Since all your actions are decided by the results of a previous actions then since your first actions/experinces where dictated by your parents they made your first choices thus you never had any degree of choice, what choice you would make in a given situation was already decided before the situation appeared
 

viranimus

Thread killer
Nov 20, 2009
4,952
0
0
Ehh.. In my estimation free will exists. What we lack is the willpower or clarity of mind to manifest it.

I think the biggest thing that limits free will is the supposed nature of humans being a social animal.

We allow our will to be dictated by others. Be it friends, family, carnal intrests, corporations, marketers, vices, basically any human action and interaction gets colored by our associations.

We also live in a civilized society, which hinders the notion of free will.

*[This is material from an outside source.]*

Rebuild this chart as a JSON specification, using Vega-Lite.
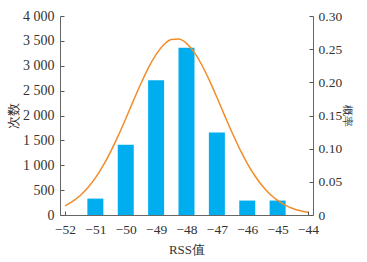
{
  "$schema": "https://vega.github.io/schema/vega-lite/v6.json",
  "autosize": "none",
  "width": 253,
  "height": 199,
  "padding": {"left": 60, "top": 16, "right": 54, "bottom": 47},
  "background": "white",
  "config": {
    "view": {"stroke": null},
    "font": "Liberation Serif",
    "axis": {
      "grid": false,
      "labelFont": "Liberation Serif",
      "titleFont": "Liberation Serif",
      "labelFontSize": 14,
      "titleFontSize": 13,
      "titleFontWeight": "normal",
      "labelColor": "#333333",
      "titleColor": "#333333",
      "domainColor": "#666666",
      "tickColor": "#555555",
      "tickSize": -4,
      "labelPadding": 10,
      "labelOverlap": false,
      "labelFlush": false
    }
  },
  "datasets": {
    "bars": [
      {"rss": -51, "count": 330},
      {"rss": -50, "count": 1410},
      {"rss": -49, "count": 2710},
      {"rss": -48, "count": 3360},
      {"rss": -47, "count": 1660},
      {"rss": -46, "count": 290},
      {"rss": -45, "count": 290}
    ],
    "curve": [
      {"rss": -52, "p": 0.0138}, {"rss": -51.75, "p": 0.0204}, {"rss": -51.5, "p": 0.0293},
      {"rss": -51.25, "p": 0.0410}, {"rss": -51, "p": 0.0559}, {"rss": -50.75, "p": 0.0740},
      {"rss": -50.5, "p": 0.0952}, {"rss": -50.25, "p": 0.1192}, {"rss": -50, "p": 0.1452},
      {"rss": -49.75, "p": 0.1721}, {"rss": -49.5, "p": 0.1982}, {"rss": -49.25, "p": 0.2222},
      {"rss": -49, "p": 0.2421}, {"rss": -48.75, "p": 0.2567}, {"rss": -48.5, "p": 0.2646},
      {"rss": -48.25, "p": 0.2654}, {"rss": -48, "p": 0.2588}, {"rss": -47.75, "p": 0.2455},
      {"rss": -47.5, "p": 0.2265}, {"rss": -47.25, "p": 0.2033}, {"rss": -47, "p": 0.1774},
      {"rss": -46.75, "p": 0.1506}, {"rss": -46.5, "p": 0.1243}, {"rss": -46.25, "p": 0.0998},
      {"rss": -46, "p": 0.0780}, {"rss": -45.75, "p": 0.0592}, {"rss": -45.5, "p": 0.0437},
      {"rss": -45.25, "p": 0.0314}, {"rss": -45, "p": 0.0220}, {"rss": -44.75, "p": 0.0149},
      {"rss": -44.5, "p": 0.0099}, {"rss": -44.25, "p": 0.0064}, {"rss": -44, "p": 0.0040}
    ]
  },
  "encoding": {
    "x": {
      "field": "rss", "type": "quantitative",
      "scale": {"domain": [-52, -44], "nice": false, "zero": false},
      "axis": {
        "title": "RSS值",
        "values": [-52, -51, -50, -49, -48, -47, -46, -45, -44],
        "tickCount": 9,
        "labelOverlap": false,
        "labelFontSize": 13.5,
        "labelPadding": 11,
        "titlePadding": 8
      }
    }
  },
  "layer": [
    {
      "data": {"name": "bars"},
      "mark": {"type": "bar", "color": "#00AEEF", "size": 16},
      "encoding": {
        "y": {
          "field": "count", "type": "quantitative",
          "scale": {"domain": [0, 4000], "nice": false},
          "axis": {
            "title": "次数",
            "values": [0, 500, 1000, 1500, 2000, 2500, 3000, 3500, 4000],
            "labelExpr": "replace(format(datum.value, ','), ',', ' ')",
            "titlePadding": 2
          }
        }
      }
    },
    {
      "data": {"name": "curve"},
      "mark": {"type": "line", "color": "#F28C28", "strokeWidth": 1.5, "interpolate": "monotone"},
      "encoding": {
        "y": {
          "field": "p", "type": "quantitative",
          "scale": {"domain": [0, 0.3], "nice": false},
          "axis": {
            "orient": "right",
            "title": "概率",
            "titleFontSize": 11,
            "labelFontSize": 13.5,
            "values": [0, 0.05, 0.1, 0.15, 0.2, 0.25, 0.3],
            "labelExpr": "datum.value == 0 ? '0' : format(datum.value, '.2f')",
            "labelPadding": 9,
            "titlePadding": 0
          }
        }
      }
    }
  ],
  "resolve": {"scale": {"y": "independent"}}
}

In order for will to be free it requires complete and utter freedom, which we basically can never have or else society would be torn asunder.

So to that end, We do not have free will because we are always governed by external influences, But we have the capacity for free will.
 

tehweave

Gaming Wildlife
Apr 5, 2009
1,942
0
0
Free will and the pre-set path that has been laid out before us by all the other people in the universe go hand-in-hand. Granted, I have the free will to go purchase a gun and run down the street shooting everything, but I won't. I also have the free will to grab my girlfriend inappropriately in public which will render one of two reactions: A swift punch to the shoulder or her lightly pushing my hand away, then winking.

On a whole, we do have free will, but there is a LOT that we can't control, namely, the other people in the universe. There's some days when you're lucky (and I do believe in luck) when the people at the DMV are having a better day than usual. They had great sex last night, got a huge tax break, and when you go in to renew your license, they brush off the fact that you don't have your social security card, and simply go off your license, making your day a little bit easier. Of course, they might have recently been dumped, gotten a ticket themselves, and need to vent their aggression somehow so they act like a total ponce when you come to them and don't have that one little slip of paper you had no idea you needed to have.

That's what luck is, I believe. Just how everything around you folds together, and whether or not its in your favor or not is... Well... Entirely luck. We don't have total free will, but we do have the option to slap that person at the DMV across the face. Then we have the free will to run away from the police who are now chasing us.
 

Blemontea

New member
May 25, 2010
1,321
0
0
I believe in "free" will... if we can ignore all the "programming" in our right mind and do stupid things then i would say we have free will because we can say NO to things our mind says YES to and we can say YES to things our mind says NO that is free will against the "programming" all the pessimist shout about and just because we can be influenced from outside decisions doesn't mean were aren't still making a choice by our own hands.